Once a buyer has decided on a mortgage lender, they can begin the preapproval process.

Getting preapproved is a more in-depth process than prequalification and involves submitting an application and consenting to a credit check and verification of finances. It lets a buyer know the specific amount they can borrow from the lender.

The buyer should keep in mind that they can buy a house for less than the approved amount, but getting preapproved for a larger loan can provide greater flexibility in their home search.

What makes the preapproval process so important is that it shows a seller that a buyer is serious and likely able to obtain financing. The lender can provide a preapproval letter (usually valid for 90 days) showing that an applicant has been preapproved for a certain type of mortgage loan and a specific loan amount.

Depending on the real estate market, sellers might receive several offers from multiple buyers. Having a preapproval letter increases the chances that a buyer’s offer will be selected, and making an offer on a property with a preapproval letter in hand often makes for a stronger offer. In fact, some sellers will not even consider a financed offer if the buyer is not preapproved.

Finalize The Mortgage Application

After a buyer finds the house they would like to purchase and the seller has accepted their offer, the next step is to finalize the mortgage application.

At this point, a loan underwriter will review the application and issue a loan commitment letter. This letter means that the application has been approved and that a closing date can be scheduled.

Buyers should keep in mind that their mortgage is not officially approved until they receive a loan commitment letter. Changes to a buyer’s financial situation during the loan application process could impact their loan application.
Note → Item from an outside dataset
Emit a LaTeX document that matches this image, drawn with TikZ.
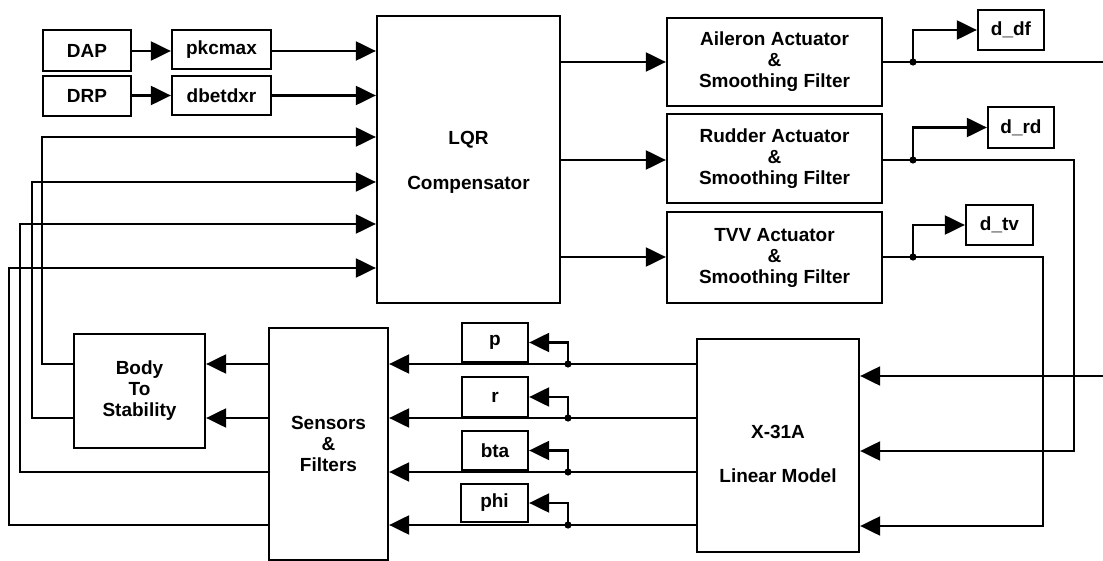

For example, you shouldn’t apply for any new credit cards or loans during the home buying process or make any financial moves that could lower your credit score.

Howcome? Mortgage lenders typically perform another credit check right before a loan closes. If a buyer had great credit when they applied for the loan but their score dropped significantly after they submitted their application, they may no longer qualify for the loan when the final credit check takes place.

It’s crucial to involve a mortgage lender at the start of your home search process. The last thing you want is to find the perfect house only to discover that you either don’t qualify for a mortgage loan or that the seller accepted another offer because you weren’t preapproved.

Getting prequalified and preapproved are smart ways to ensure that your house hunting will lead to future homeownership.